Hunt, Richard (Untitled)
Hunt, Richard (Untitled)
"Untitled" by Richard Hunt
A descendant of slaves brought to this country through the port of Savannah, Georgia, Hunt grew up on the South Side of Chicago, first in Woodlawn and then Englewood. He was immersed in the cultural and artistic heritage of Chicago through art lessons at the South Side Community Art Center (SSCAC) and the Junior School of the Art Institute of Chicago, regular visits to Chicago’s major public museums, and graduating from the School of the Art Institute of Chicago (SAIC). As a 19-year-old at the SAIC, Hunt taught himself how to weld. Only two years later in 1957, he gained national recognition when the Museum of Modern Art (MoMA) in New York acquired his sculpture, Arachne.
While serving in the U.S. Army, stationed at Fort Sam Houston in San Antonio, Texas, Hunt became a civil rights hero when he desegregated the Woolworth’s lunch counter in Alamo Plaza on March 16, 1960. This brave action made San Antonio the first peaceful and voluntary lunch counter integration in the South. Hunt was the first African American visual artist to serve on the National Council on the Arts, appointed by Lyndon B. Johnson in 1968. In 1971, Hunt was the first African American sculptor to be given a retrospective at MoMA. In addition, in 1981, Hunt served as one of eight jurors, the sole African American, for the Vietnam Veterans Memorial competition in Washington, D.C.
Hunt has sculpted major monuments for some of our country’s greatest heroes, including Martin Luther King, Jr., Mary McLeod Bethune, Hobart Taylor, Jr. and Ida B. Wells.
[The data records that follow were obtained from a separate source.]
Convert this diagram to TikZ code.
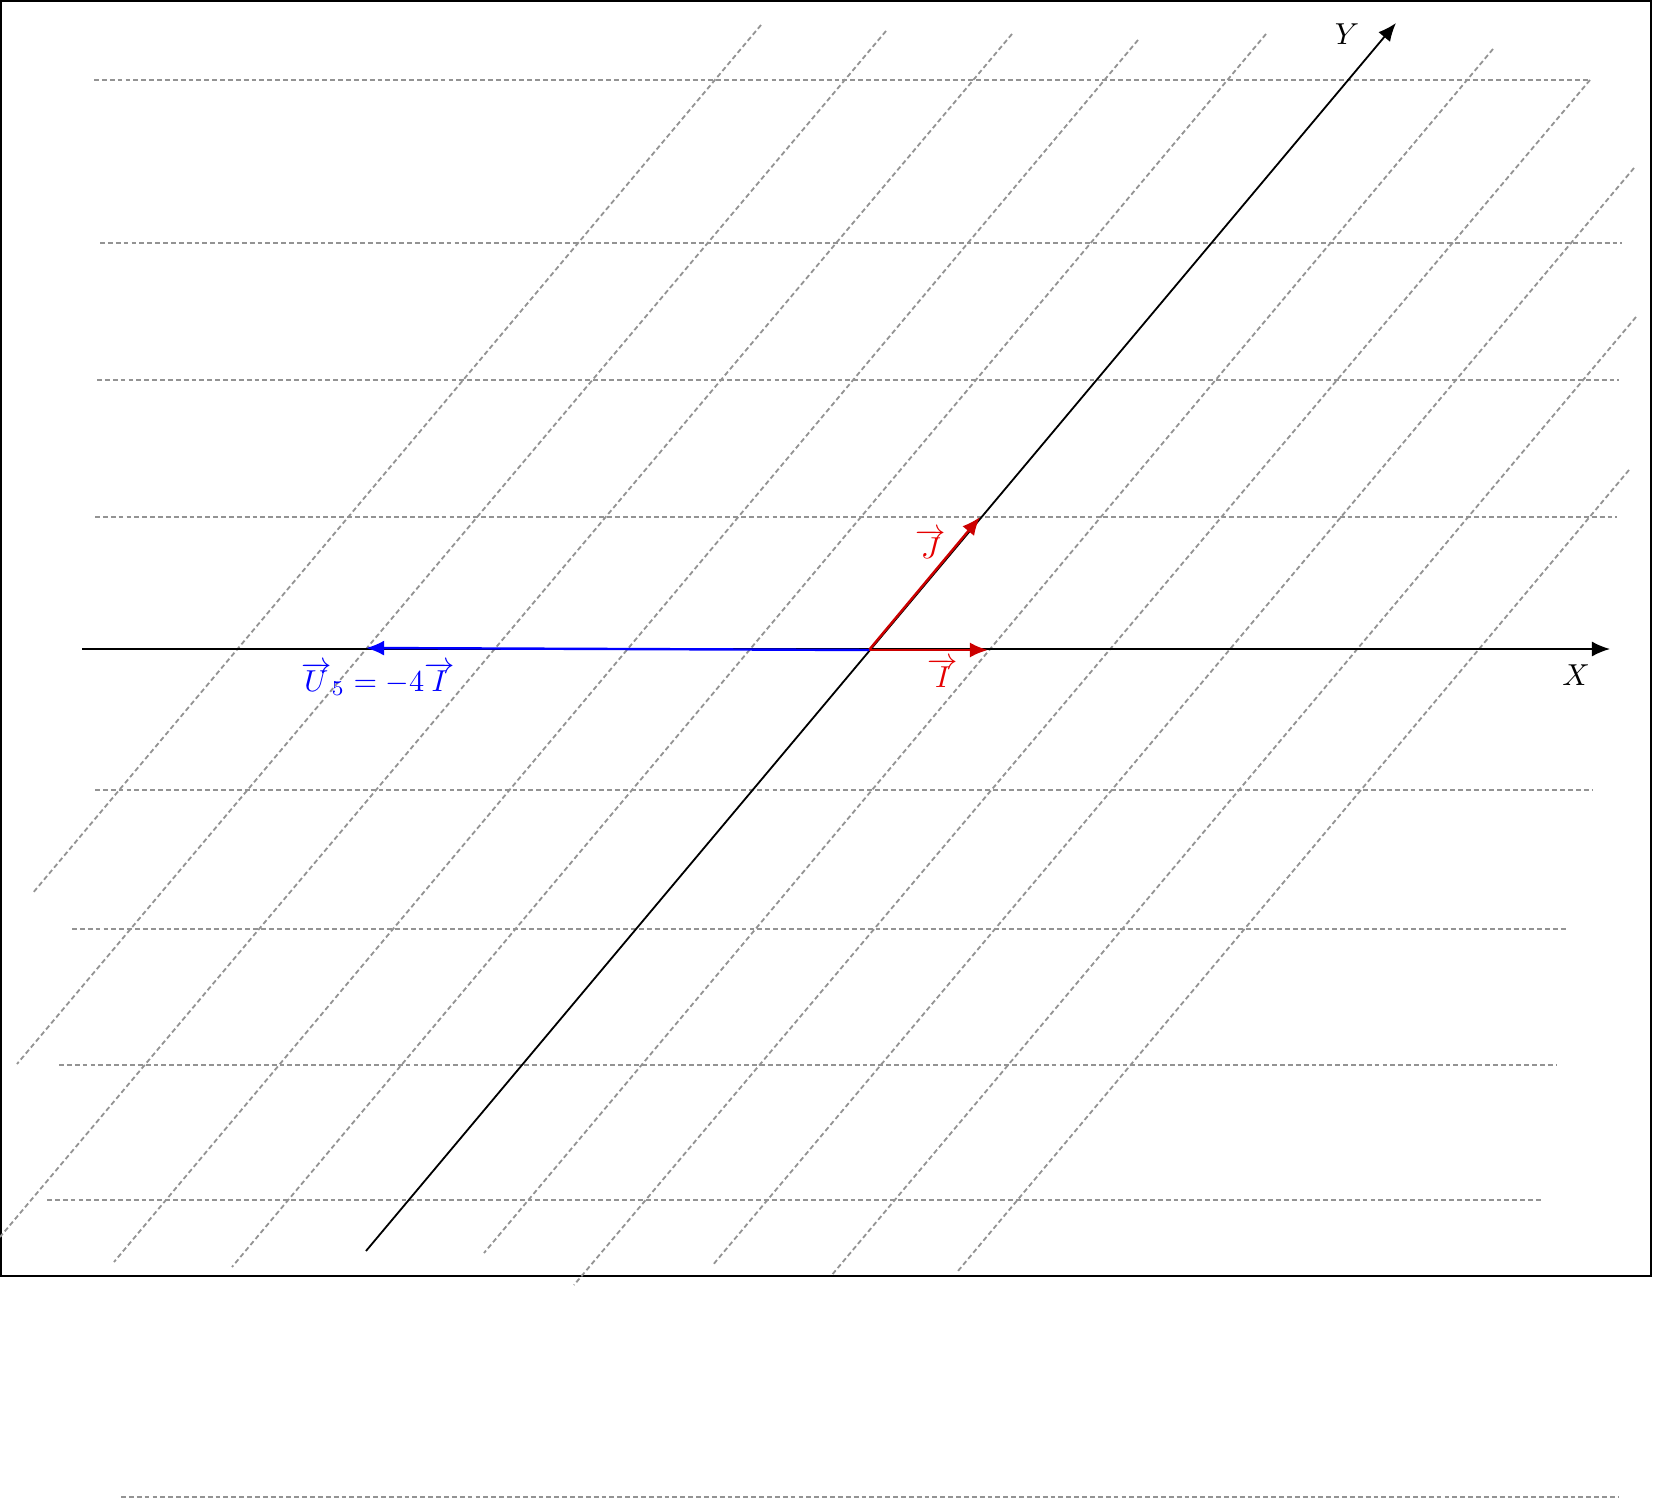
\documentclass[tikz,border=0pt]{standalone}
\usetikzlibrary{arrows.meta}
\tikzset{
  gridline/.style={gray!85, line width=0.6pt, dash pattern=on 1.6pt off 1pt},
  vecline/.style={->, thick}
}
\begin{document}
\begin{tikzpicture}[x=0.116mm, y=-0.116mm, >={Latex[length=6pt,width=5pt]}]
		\useasboundingbox (0,0) rectangle (1653,1499);
		
		% Rahmen
		\draw[thick] (1,1) rectangle (1651,1276);
		
		% Gitter (waagerecht)
		\foreach \y/\xa/\xb in {80/94/1590, 243/100/1622, 380/97/1619, 517/95/1617,
		  790/95/1592, 929/72/1567, 1065/59/1556, 1200/47/1542, 1497/121/1618}
		  \draw[gridline] (\xa,\y) -- (\xb,\y);
		
		% Gitter (schraeg)
		\foreach \xa/\ya/\xb/\yb in {761/25/32/894, 886/31/17/1064, 1012/34/0/1237,
		  1138/40/114/1262, 1266/34/232/1267, 1493/49/484/1253, 1590/80/574/1285,
		  1634/168/712/1266, 1636/317/831/1276, 1629/470/958/1271}
		  \draw[gridline] (\xa,\ya) -- (\xb,\yb);
		
		% Achsen
		\coordinate (xstart) at (82,649);
		\coordinate (xend) at (1610,649);
		\coordinate (ystart) at (366,1251);
		\coordinate (yend) at (1396,23);
		\draw[->, semithick] (xstart) -- (xend);
		\draw[->, semithick] (ystart) -- (yend);
		\node (xlabel) at (1576,675) {$X$};
		\node (ylabel) at (1347,34) {$Y$};
		
		% Basisvektoren
		\coordinate (O) at (869,650);
		\coordinate (I) at (988,650);
		\coordinate (J) at (980,517);
		\draw[vecline, red!80!black] (O) -- (I);
		\draw[vecline, red!80!black] (O) -- (J);
		\node[red!90!black] (ilabel) at (943,673) {$\overrightarrow{I}$};
		\node[red!90!black] (jlabel) at (931,544) {$\overrightarrow{J}$};
		
		% Vektor U_5
		\coordinate (U) at (366,648);
		\draw[vecline, blue] (O) -- (U);
		\node[blue] (ulabel) at (378,679) {$\overrightarrow{U}_5=-4\overrightarrow{I}$};
		
	\end{tikzpicture}
\end{document}
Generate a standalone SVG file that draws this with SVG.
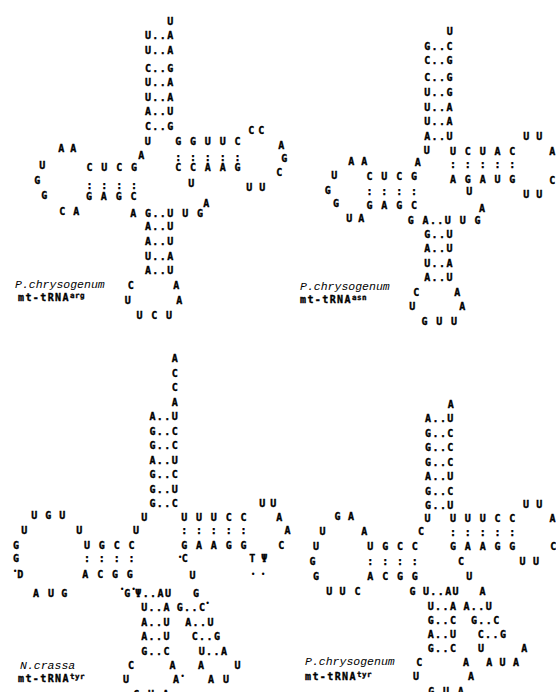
<svg xmlns="http://www.w3.org/2000/svg" width="556" height="692" viewBox="0 0 556 692">
<style>
.b{font-family:"DejaVu Sans Mono","Liberation Mono",monospace;font-weight:bold;font-size:10px;letter-spacing:1.4px;text-anchor:middle;fill:#000;stroke:#000;stroke-width:0.35px}
.d{font-family:"DejaVu Sans",sans-serif;font-size:8px;text-anchor:middle;fill:#000}
.sp{font-family:"Liberation Mono",monospace;font-style:italic;font-size:11.5px;fill:#000}
.lb{font-family:"DejaVu Sans Mono","Liberation Mono",monospace;font-weight:bold;font-size:10px;letter-spacing:1.4px;fill:#000;stroke:#000;stroke-width:0.35px}
.sup{font-size:7.5px;letter-spacing:0.5px}
</style>
<rect width="556" height="692" fill="#fff"/>
<g id="trna-arg">
<text class="b" x="171" y="24.5">U</text>
<text class="b" x="159.8" y="39">U..A</text>
<text class="b" x="159.8" y="53.5">U..A</text>
<text class="b" x="159.8" y="71.5">C..G</text>
<text class="b" x="159.8" y="86">U..A</text>
<text class="b" x="159.8" y="100.5">U..A</text>
<text class="b" x="159.8" y="115">A..U</text>
<text class="b" x="159.8" y="129.5">C..G</text>
<text class="b" x="148.5" y="144.5">U</text>
<text class="b" x="208.6" y="145">G G U U C</text>
<text class="b" x="208.6" y="161">: : : : :</text>
<text class="b" x="208.6" y="171">C C A A G</text>
<text class="b" x="252" y="133.5">C</text>
<text class="b" x="262" y="133.5">C</text>
<text class="b" x="282" y="149">A</text>
<text class="b" x="285" y="161.5">G</text>
<text class="b" x="280" y="175.5">C</text>
<text class="b" x="250" y="190.5">U</text>
<text class="b" x="263" y="190.5">U</text>
<text class="b" x="192" y="187">U</text>
<text class="b" x="207" y="207">A</text>
<text class="b" x="142" y="159">A</text>
<text class="b" x="62" y="152">A</text>
<text class="b" x="74" y="152">A</text>
<text class="b" x="43" y="168.5">U</text>
<text class="b" x="112.5" y="171">C U C G</text>
<text class="b" x="38" y="183.5">G</text>
<text class="b" x="112.5" y="188.5">: : : :</text>
<text class="b" x="45" y="198.5">G</text>
<text class="b" x="112" y="199.5">G A G C</text>
<text class="b" x="63" y="214.5">C</text>
<text class="b" x="77" y="214.5">A</text>
<text class="b" x="167.3" y="217">A G..U U G</text>
<text class="b" x="159.8" y="229.5">A..U</text>
<text class="b" x="159.8" y="244.5">A..U</text>
<text class="b" x="159.8" y="259.5">U..A</text>
<text class="b" x="159.8" y="274">A..U</text>
<text class="b" x="131.5" y="288.5">C</text>
<text class="b" x="177" y="288.5">A</text>
<text class="b" x="128.5" y="303.5">U</text>
<text class="b" x="180" y="303.5">A</text>
<text class="b" x="155" y="318.5">U C U</text>
<text class="sp" x="15" y="288">P.chrysogenum</text>
<text class="lb" x="18" y="301">mt-tRNA<tspan class="sup" dy="-3.5">arg</tspan></text>
</g>
<g id="trna-asn">
<text class="b" x="450.5" y="35">U</text>
<text class="b" x="439" y="49.5">G..C</text>
<text class="b" x="439" y="64">C..G</text>
<text class="b" x="439" y="81">C..G</text>
<text class="b" x="439" y="96">U..G</text>
<text class="b" x="439" y="110.5">U..A</text>
<text class="b" x="439" y="125">U..A</text>
<text class="b" x="439" y="139.5">A..U</text>
<text class="b" x="427.5" y="154">U</text>
<text class="b" x="483.4" y="155">U C U A C</text>
<text class="b" x="483.4" y="168">: : : : :</text>
<text class="b" x="483.4" y="182.5">A G A U G</text>
<text class="b" x="527" y="139.5">U</text>
<text class="b" x="540" y="139.5">U</text>
<text class="b" x="553" y="154.5">A</text>
<text class="b" x="553" y="184">C</text>
<text class="b" x="527" y="198">U</text>
<text class="b" x="540" y="198">U</text>
<text class="b" x="470" y="194.5">U</text>
<text class="b" x="482.7" y="212">A</text>
<text class="b" x="418.5" y="166">A</text>
<text class="b" x="352" y="165">A</text>
<text class="b" x="365" y="165">A</text>
<text class="b" x="335" y="178.5">U</text>
<text class="b" x="392.5" y="180">C U C G</text>
<text class="b" x="328.5" y="193.5">G</text>
<text class="b" x="392.5" y="194.5">: : : :</text>
<text class="b" x="336.7" y="207">G</text>
<text class="b" x="392.5" y="208.5">G A G C</text>
<text class="b" x="350" y="222">U</text>
<text class="b" x="362" y="222">A</text>
<text class="b" x="444.8" y="223.5">G A..U U G</text>
<text class="b" x="439" y="237.5">G..U</text>
<text class="b" x="439" y="252">A..U</text>
<text class="b" x="439" y="266.5">U..A</text>
<text class="b" x="439" y="281">A..U</text>
<text class="b" x="417" y="295.5">C</text>
<text class="b" x="458" y="295.5">A</text>
<text class="b" x="413" y="310">U</text>
<text class="b" x="463" y="310">A</text>
<text class="b" x="440" y="324.5">G U U</text>
<text class="sp" x="300" y="290">P.chrysogenum</text>
<text class="lb" x="300" y="303">mt-tRNA<tspan class="sup" dy="-3.5">asn</tspan></text>
</g>
<g id="trna-tyr-ncrassa">
<text class="b" x="175.5" y="362">A</text>
<text class="b" x="175.5" y="376.5">C</text>
<text class="b" x="175.5" y="391">C</text>
<text class="b" x="175.5" y="405.5">A</text>
<text class="b" x="164.3" y="420">A..U</text>
<text class="b" x="164.3" y="434.5">G..C</text>
<text class="b" x="164.3" y="449">G..C</text>
<text class="b" x="164.3" y="463.5">A..U</text>
<text class="b" x="164.3" y="478">G..C</text>
<text class="b" x="164.3" y="492.5">G..U</text>
<text class="b" x="164.3" y="507">G..C</text>
<text class="b" x="145" y="520.5">U</text>
<text class="b" x="214.6" y="520.5">U U U C C</text>
<text class="b" x="214.6" y="534">: : : : :</text>
<text class="b" x="214.6" y="548.5">G A A G G</text>
<text class="d" x="180" y="560">•</text>
<text class="b" x="185.5" y="562">C</text>
<text class="b" x="193.3" y="578.5">U</text>
<text class="b" x="263" y="506.5">U</text>
<text class="b" x="274" y="506.5">U</text>
<text class="b" x="280" y="520.5">A</text>
<text class="b" x="288.3" y="534">A</text>
<text class="b" x="282" y="548.5">C</text>
<text class="b" x="253" y="562">T</text>
<text class="b" x="265" y="562">Ψ</text>
<text class="d" x="253" y="577">•</text>
<text class="d" x="263" y="577">•</text>
<text class="b" x="136.7" y="534">U</text>
<text class="b" x="35" y="518.5">U</text>
<text class="b" x="49" y="518.5">G</text>
<text class="b" x="63" y="518.5">U</text>
<text class="b" x="25" y="534">U</text>
<text class="b" x="80" y="534">U</text>
<text class="b" x="16.7" y="548.5">G</text>
<text class="b" x="110" y="548.5">U G C C</text>
<text class="b" x="16.7" y="562">G</text>
<text class="b" x="110" y="562">: : : :</text>
<text class="d" x="15" y="574">•</text>
<text class="b" x="21" y="578">D</text>
<text class="b" x="108.3" y="578">A C G G</text>
<text class="b" x="36.7" y="596.5">A</text>
<text class="b" x="51.7" y="596.5">U</text>
<text class="b" x="65" y="596.5">G</text>
<text class="d" x="122" y="592">•</text>
<text class="b" x="128" y="596.5">G</text>
<text class="d" x="133.5" y="592">•</text>
<text class="b" x="153.8" y="596.5">Ψ..AU</text>
<text class="b" x="196.7" y="596.5">G</text>
<text class="b" x="156" y="611">U..A</text>
<text class="b" x="191.5" y="611">G..C</text>
<text class="d" x="207.5" y="606">•</text>
<text class="b" x="156" y="625.5">A..U</text>
<text class="b" x="200" y="625.5">A..U</text>
<text class="b" x="156" y="640">A..U</text>
<text class="b" x="206.5" y="640">C..G</text>
<text class="b" x="156" y="654.5">G..C</text>
<text class="b" x="213.5" y="654.5">U..A</text>
<text class="b" x="131.7" y="668.5">C</text>
<text class="b" x="173.3" y="668.5">A</text>
<text class="b" x="201.7" y="668.5">A</text>
<text class="b" x="238.3" y="668.5">U</text>
<text class="b" x="126.7" y="683">U</text>
<text class="b" x="176.7" y="683">A</text>
<text class="d" x="182.5" y="679">•</text>
<text class="b" x="211.7" y="683">A</text>
<text class="b" x="226.7" y="683">U</text>
<text class="b" x="151.7" y="697.5">C U A</text>
<text class="sp" x="20" y="668.5">N.crassa</text>
<text class="lb" x="18" y="682">mt-tRNA<tspan class="sup" dy="-3.5">tyr</tspan></text>
</g>
<g id="trna-tyr-pchrys">
<text class="b" x="451.5" y="407.5">A</text>
<text class="b" x="439.9" y="422">A..U</text>
<text class="b" x="439.9" y="436.5">G..C</text>
<text class="b" x="439.9" y="451">G..C</text>
<text class="b" x="439.9" y="465.5">G..C</text>
<text class="b" x="439.9" y="480">A..U</text>
<text class="b" x="439.9" y="494.5">G..C</text>
<text class="b" x="439.9" y="508.5">G..U</text>
<text class="b" x="428.3" y="521.8">U</text>
<text class="b" x="483.4" y="521.8">U U U C C</text>
<text class="b" x="526.7" y="507.5">U</text>
<text class="b" x="540" y="507.5">U</text>
<text class="b" x="553.3" y="521.8">A</text>
<text class="b" x="483.4" y="536">: : : : :</text>
<text class="b" x="483.4" y="550">G A A G G</text>
<text class="b" x="554" y="550">C</text>
<text class="b" x="461.7" y="565">C</text>
<text class="b" x="523.3" y="565">U</text>
<text class="b" x="536.7" y="565">U</text>
<text class="b" x="470" y="580">U</text>
<text class="b" x="483.3" y="595">A</text>
<text class="b" x="338.3" y="520">G</text>
<text class="b" x="351.7" y="520">A</text>
<text class="b" x="323.3" y="535">U</text>
<text class="b" x="365" y="535">A</text>
<text class="b" x="421.7" y="535">C</text>
<text class="b" x="316.7" y="550">U</text>
<text class="b" x="393.3" y="550">U G C C</text>
<text class="b" x="313.3" y="565">G</text>
<text class="b" x="393.3" y="565">: : : :</text>
<text class="b" x="316.7" y="580">G</text>
<text class="b" x="393.3" y="580">A C G G</text>
<text class="b" x="330" y="595">U</text>
<text class="b" x="343.3" y="595">U</text>
<text class="b" x="358.3" y="595">C</text>
<text class="b" x="413.3" y="595">G</text>
<text class="b" x="441.5" y="595">U..AU</text>
<text class="b" x="442.5" y="610">U..A</text>
<text class="b" x="478.3" y="610">A..U</text>
<text class="b" x="442.5" y="623.5">G..C</text>
<text class="b" x="485.8" y="623.5">G..C</text>
<text class="b" x="442.5" y="638">A..U</text>
<text class="b" x="492.5" y="638">C..G</text>
<text class="b" x="442.5" y="652">G..C</text>
<text class="b" x="481.7" y="652">U</text>
<text class="b" x="525" y="652">A</text>
<text class="b" x="420" y="665.5">C</text>
<text class="b" x="466.7" y="665.5">A</text>
<text class="b" x="490" y="665.5">A</text>
<text class="b" x="503.3" y="665.5">U</text>
<text class="b" x="516.7" y="665.5">A</text>
<text class="b" x="416.7" y="680">U</text>
<text class="b" x="471.7" y="680">A</text>
<text class="b" x="446.7" y="694.5">G U A</text>
<text class="sp" x="305" y="665">P.chrysogenum</text>
<text class="lb" x="305" y="680">mt-tRNA<tspan class="sup" dy="-3.5">tyr</tspan></text>
</g>
<g id="connectors"></g>
</svg>
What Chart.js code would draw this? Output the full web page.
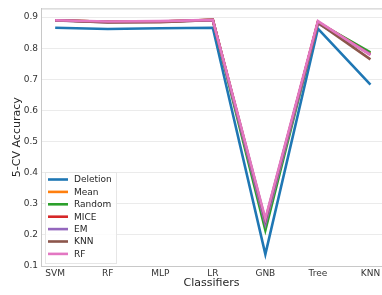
<!doctype html>
<html lang="en">
<head>
<meta charset="utf-8">
<title>5-CV Accuracy by classifier</title>
<script src="https://cdn.jsdelivr.net/npm/chart.js@4.4.4/dist/chart.umd.min.js"></script>
<style>
  html, body { margin: 0; padding: 0; background: #fff; }
  .wrap { width: 382px; height: 295px; position: relative; }
</style>
</head>
<body>
<div class="wrap"><canvas id="chart"></canvas></div>
<script>
// Classifiers along the x axis, in plotted order.
const classifiers = ["SVM", "RF", "MLP", "LR", "GNB", "Tree", "KNN"];

// 5-CV accuracy per imputation method.
const deletion = [0.866, 0.862, 0.864, 0.866, 0.138, 0.863, 0.683];
const mean     = [0.890, 0.885, 0.886, 0.891, 0.240, 0.884, 0.782];
const random   = [0.890, 0.885, 0.886, 0.891, 0.215, 0.883, 0.787];
const mice     = [0.890, 0.885, 0.886, 0.891, 0.240, 0.884, 0.780];
const em       = [0.889, 0.884, 0.885, 0.890, 0.235, 0.880, 0.780];
const knn      = [0.890, 0.883, 0.884, 0.891, 0.248, 0.882, 0.764];
const rf       = [0.890, 0.886, 0.887, 0.891, 0.252, 0.887, 0.778];

const yTicks = [0.1, 0.2, 0.3, 0.4, 0.5, 0.6, 0.7, 0.8, 0.9];

const series = [
  { label: "Deletion", values: deletion, color: "#1f77b4" },
  { label: "Mean", values: mean, color: "#ff7f0e" },
  { label: "Random", values: random, color: "#2ca02c" },
  { label: "MICE", values: mice, color: "#d62728" },
  { label: "EM", values: em, color: "#9467bd" },
  { label: "KNN", values: knn, color: "#8c564b" },
  { label: "RF", values: rf, color: "#e377c2" },
];

const FONT = "'DejaVu Sans', sans-serif";

const datasets = series.map((s, i) => ({
  label: s.label,
  data: s.values.map((v, k) => ({ x: k, y: v })),
  borderColor: s.color,
  backgroundColor: s.color,
  borderWidth: 2.6,
  pointRadius: 0,
  tension: 0,
  order: series.length - i, // later series drawn on top, like matplotlib
}));

// Matplotlib-style legend box inside the lower-left of the plot, plus frame.
const insideLegend = {
  id: "insideLegend",
  afterDraw(chart) {
    const { ctx, chartArea: a } = chart;
    ctx.save();
    ctx.strokeStyle = "#c8c8c8";
    ctx.lineWidth = 1;
    ctx.beginPath();
    ctx.moveTo(a.left + 0.5, a.bottom);
    ctx.lineTo(a.left + 0.5, a.top + 0.5);
    ctx.lineTo(a.right, a.top + 0.5);
    ctx.stroke();

    const x0 = a.left + 4, y0 = 172, w = 71, h = 91;
    ctx.fillStyle = "rgba(255,255,255,0.85)";
    ctx.strokeStyle = "#e6e6e6";
    ctx.fillRect(x0, y0, w, h);
    ctx.strokeRect(x0 + 0.5, y0 + 0.5, w, h);
    ctx.font = "9px " + FONT;
    ctx.textBaseline = "middle";
    ctx.lineWidth = 2.6;
    series.forEach((s, i) => {
      const y = y0 + 7.5 + i * 12.4;
      ctx.strokeStyle = s.color;
      ctx.beginPath();
      ctx.moveTo(x0 + 3, y);
      ctx.lineTo(x0 + 23, y);
      ctx.stroke();
      ctx.fillStyle = "#262626";
      ctx.fillText(s.label, x0 + 29, y + 0.5);
    });
    ctx.restore();
  },
};

new Chart(document.getElementById("chart"), {
  type: "line",
  data: { datasets },
  options: {
    responsive: true,
    maintainAspectRatio: false,
    animation: false,
    layout: { padding: { top: 2, right: 0, left: 0, bottom: 0 } },
    plugins: { legend: { display: false }, tooltip: { enabled: false } },
    scales: {
      x: {
        type: "linear",
        min: -0.27,
        max: 6.22,
        afterBuildTicks: (axis) => { axis.ticks = classifiers.map((_, i) => ({ value: i })); },
        afterFit: (axis) => { axis.height = 29; },
        ticks: {
          callback: (v) => classifiers[v] ?? "",
          color: "#333",
          font: { family: FONT, size: 9 },
          padding: 0,
          maxRotation: 0,
        },
        grid: { display: false, drawTicks: true, tickLength: 2 },
        border: { display: true, color: "#c8c8c8" },
        title: {
          display: true,
          text: "Classifiers",
          color: "#262626",
          font: { family: FONT, size: 11 },
          padding: { top: 0, bottom: 5 },
        },
      },
      y: {
        min: 0.1,
        max: 0.928,
        afterBuildTicks: (axis) => { axis.ticks = yTicks.map((v) => ({ value: v })); },
        afterFit: (axis) => { axis.width = 41; },
        ticks: {
          callback: (v) => v.toFixed(1),
          color: "#333",
          font: { family: FONT, size: 9 },
          padding: 3,
        },
        grid: { color: "#ebebeb", drawTicks: false },
        border: { display: true, color: "#c8c8c8" },
        title: {
          display: true,
          text: "5-CV Accuracy",
          color: "#262626",
          font: { family: FONT, size: 11 },
          padding: { top: 11, bottom: 0 },
        },
      },
    },
  },
  plugins: [insideLegend],
});
</script>
</body>
</html>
His sculptures have commemorated events from the slave trade and the Middle Passage to the Great Migration. His massive 30-foot, 1,500-pound bronze, Swing Low, hangs from the ceiling of the National Museum of African American History and Culture, a monument to the African American Spiritual. Today, Hunt’s masterpiece, Hero Construction, stands as the centerpiece of the Art Institute of Chicago. And in this year, 2022, Barack Obama commissioned Richard Hunt as the first artist to create a work for the Obama Presidential Center.